» EXERCISE DETAILS: Only the pictures are omitted; repeat all other data exactly.

» SOURCE MATERIAL:

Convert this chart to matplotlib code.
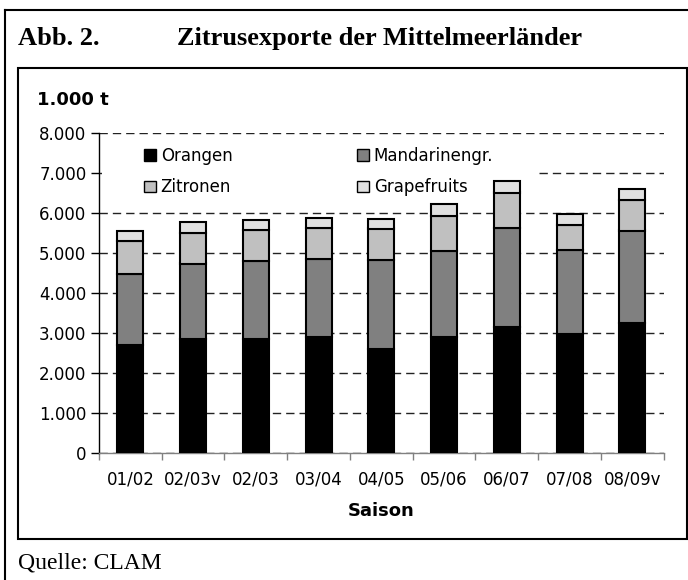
import matplotlib
matplotlib.use('Agg')
import matplotlib.pyplot as plt
import matplotlib.patches as mpatches
from matplotlib.lines import Line2D
import numpy as np

# Daten (1.000 t)
saisons = ['01/02', '02/03v', '02/03', '03/04', '04/05', '05/06', '06/07', '07/08', '08/09v']
orangen = [2690, 2830, 2840, 2900, 2600, 2900, 3140, 2970, 3240]
mandarinen = [1780, 1895, 1960, 1930, 2210, 2130, 2470, 2090, 2310]
zitronen = [810, 765, 760, 790, 790, 880, 890, 630, 760]
grapefruits = [250, 260, 240, 240, 250, 310, 290, 270, 280]

serien = ['Orangen', 'Mandarinengr.', 'Zitronen', 'Grapefruits']
farben = ['#000000', '#808080', '#c0c0c0', '#e0e0e0']
yticks = [0, 1000, 2000, 3000, 4000, 5000, 6000, 7000, 8000]
ytick_labels = ['0', '1.000', '2.000', '3.000', '4.000', '5.000', '6.000', '7.000', '8.000']

W, H = 688, 580
fig = plt.figure(figsize=(W / 100, H / 100), dpi=100)
ax = fig.add_axes([99 / W, 1 - 452.5 / H, (663.7 - 99) / W, 320 / H])

x = np.arange(len(saisons))
bottom = np.zeros(len(saisons))
handles = []
for name, werte, farbe in zip(serien, [orangen, mandarinen, zitronen, grapefruits], farben):
    ax.bar(x, werte, 0.415, bottom=bottom, color=farbe, edgecolor='black', linewidth=1.5, zorder=3)
    bottom += np.array(werte)
    handles.append(mpatches.Patch(facecolor=farbe, edgecolor='black', linewidth=1.0, label=name))

ax.set_xlim(-0.5, len(saisons) - 0.5)
ax.set_ylim(0, 8000)
ax.set_yticks(yticks)
ax.set_yticklabels(ytick_labels, fontsize=12)
ax.set_xticks(x)
ax.set_xticklabels(saisons, fontsize=12)
ax.set_xticks(np.arange(len(saisons) + 1) - 0.5, minor=True)
ax.tick_params(axis='x', which='major', length=0, pad=13)
ax.tick_params(axis='x', which='minor', length=5, width=1, color='#808080', direction='out')
ax.tick_params(axis='y', length=6, width=1, color='black', direction='out', pad=3)

ax.set_axisbelow(True)
ax.yaxis.grid(True, color='#222222', linewidth=1, linestyle=(0, (6, 3.6)), zorder=0.5)
for s in ['top', 'right']:
    ax.spines[s].set_visible(False)
ax.spines['left'].set_color('black')
ax.spines['bottom'].set_color('#808080')
ax.spines['left'].set_linewidth(1)
ax.spines['bottom'].set_linewidth(1)

ax.set_xlabel('Saison', fontsize=13, fontweight='bold', labelpad=10)

# weißer Hintergrund der Legende (verdeckt Gitterlinien)
ax.add_patch(mpatches.Rectangle((0.005, 0.77), 0.767, 0.22, transform=ax.transAxes,
                                facecolor='white', edgecolor='none', zorder=1))
order = [0, 2, 1, 3]
leg = ax.legend([handles[i] for i in order], [serien[i] for i in order], ncol=2,
                loc='upper left', bbox_to_anchor=(144.3 / W, 1 - 147 / H),
                bbox_transform=fig.transFigure, frameon=False, fontsize=12,
                handlelength=0.72, handleheight=0.72, handletextpad=0.26,
                columnspacing=7.5, labelspacing=0.8, borderpad=0, borderaxespad=0)

# Titel und Texte
fig.text(18 / W, 1 - 45 / H, 'Abb. 2.', fontsize=19, fontweight='bold',
         family='Liberation Serif', va='baseline')
fig.text(177 / W, 1 - 45 / H, 'Zitrusexporte der Mittelmeerländer', fontsize=19,
         fontweight='bold', family='Liberation Serif', va='baseline')
fig.text(37 / W, 1 - 105 / H, '1.000 t', fontsize=13, fontweight='bold', va='baseline')
fig.text(18 / W, 1 - 569 / H, 'Quelle: CLAM', fontsize=17, family='Liberation Serif',
         va='baseline')

# Rahmen
lw = 1.5
fig.add_artist(Line2D([5 / W, 1], [1 - 10 / H, 1 - 10 / H], color='black', linewidth=lw,
                      transform=fig.transFigure))
fig.add_artist(Line2D([5 / W, 5 / W], [1 - 10 / H, 0], color='black', linewidth=lw,
                      transform=fig.transFigure))
fig.add_artist(mpatches.Rectangle((17.7 / W, 1 - 538.7 / H), (686.5 - 17.7) / W,
                                  (538.7 - 68) / H, transform=fig.transFigure,
                                  facecolor='none', edgecolor='black', linewidth=lw))

fig.savefig('out.png', dpi=100)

» RESULT FOR THIS TASK:
Convert this chart to matplotlib code.
import matplotlib
matplotlib.use('Agg')
import matplotlib.pyplot as plt
import matplotlib.patches as mpatches
from matplotlib.lines import Line2D
import numpy as np

# Daten (1.000 t)
saisons = ['01/02', '02/03v', '02/03', '03/04', '04/05', '05/06', '06/07', '07/08', '08/09v']
orangen = [2690, 2830, 2840, 2900, 2600, 2900, 3140, 2970, 3240]
mandarinen = [1780, 1895, 1960, 1930, 2210, 2130, 2470, 2090, 2310]
zitronen = [810, 765, 760, 790, 790, 880, 890, 630, 760]
grapefruits = [250, 260, 240, 240, 250, 310, 290, 270, 280]

serien = ['Orangen', 'Mandarinengr.', 'Zitronen', 'Grapefruits']
farben = ['#000000', '#808080', '#c0c0c0', '#e0e0e0']
yticks = [0, 1000, 2000, 3000, 4000, 5000, 6000, 7000, 8000]
ytick_labels = ['0', '1.000', '2.000', '3.000', '4.000', '5.000', '6.000', '7.000', '8.000']

W, H = 688, 580
fig = plt.figure(figsize=(W / 100, H / 100), dpi=100)
ax = fig.add_axes([99 / W, 1 - 452.5 / H, (663.7 - 99) / W, 320 / H])

x = np.arange(len(saisons))
bottom = np.zeros(len(saisons))
handles = []
for name, werte, farbe in zip(serien, [orangen, mandarinen, zitronen, grapefruits], farben):
    ax.bar(x, werte, 0.415, bottom=bottom, color=farbe, edgecolor='black', linewidth=1.5, zorder=3)
    bottom += np.array(werte)
    handles.append(mpatches.Patch(facecolor=farbe, edgecolor='black', linewidth=1.0, label=name))

ax.set_xlim(-0.5, len(saisons) - 0.5)
ax.set_ylim(0, 8000)
ax.set_yticks(yticks)
ax.set_yticklabels(ytick_labels, fontsize=12)
ax.set_xticks(x)
ax.set_xticklabels(saisons, fontsize=12)
ax.set_xticks(np.arange(len(saisons) + 1) - 0.5, minor=True)
ax.tick_params(axis='x', which='major', length=0, pad=13)
ax.tick_params(axis='x', which='minor', length=5, width=1, color='#808080', direction='out')
ax.tick_params(axis='y', length=6, width=1, color='black', direction='out', pad=3)

ax.set_axisbelow(True)
ax.yaxis.grid(True, color='#222222', linewidth=1, linestyle=(0, (6, 3.6)), zorder=0.5)
for s in ['top', 'right']:
    ax.spines[s].set_visible(False)
ax.spines['left'].set_color('black')
ax.spines['bottom'].set_color('#808080')
ax.spines['left'].set_linewidth(1)
ax.spines['bottom'].set_linewidth(1)

ax.set_xlabel('Saison', fontsize=13, fontweight='bold', labelpad=10)

# weißer Hintergrund der Legende (verdeckt Gitterlinien)
ax.add_patch(mpatches.Rectangle((0.005, 0.77), 0.767, 0.22, transform=ax.transAxes,
                                facecolor='white', edgecolor='none', zorder=1))
order = [0, 2, 1, 3]
leg = ax.legend([handles[i] for i in order], [serien[i] for i in order], ncol=2,
                loc='upper left', bbox_to_anchor=(144.3 / W, 1 - 147 / H),
                bbox_transform=fig.transFigure, frameon=False, fontsize=12,
                handlelength=0.72, handleheight=0.72, handletextpad=0.26,
                columnspacing=7.5, labelspacing=0.8, borderpad=0, borderaxespad=0)

# Titel und Texte
fig.text(18 / W, 1 - 45 / H, 'Abb. 2.', fontsize=19, fontweight='bold',
         family='Liberation Serif', va='baseline')
fig.text(177 / W, 1 - 45 / H, 'Zitrusexporte der Mittelmeerländer', fontsize=19,
         fontweight='bold', family='Liberation Serif', va='baseline')
fig.text(37 / W, 1 - 105 / H, '1.000 t', fontsize=13, fontweight='bold', va='baseline')
fig.text(18 / W, 1 - 569 / H, 'Quelle: CLAM', fontsize=17, family='Liberation Serif',
         va='baseline')

# Rahmen
lw = 1.5
fig.add_artist(Line2D([5 / W, 1], [1 - 10 / H, 1 - 10 / H], color='black', linewidth=lw,
                      transform=fig.transFigure))
fig.add_artist(Line2D([5 / W, 5 / W], [1 - 10 / H, 0], color='black', linewidth=lw,
                      transform=fig.transFigure))
fig.add_artist(mpatches.Rectangle((17.7 / W, 1 - 538.7 / H), (686.5 - 17.7) / W,
                                  (538.7 - 68) / H, transform=fig.transFigure,
                                  facecolor='none', edgecolor='black', linewidth=lw))

fig.savefig('out.png', dpi=100)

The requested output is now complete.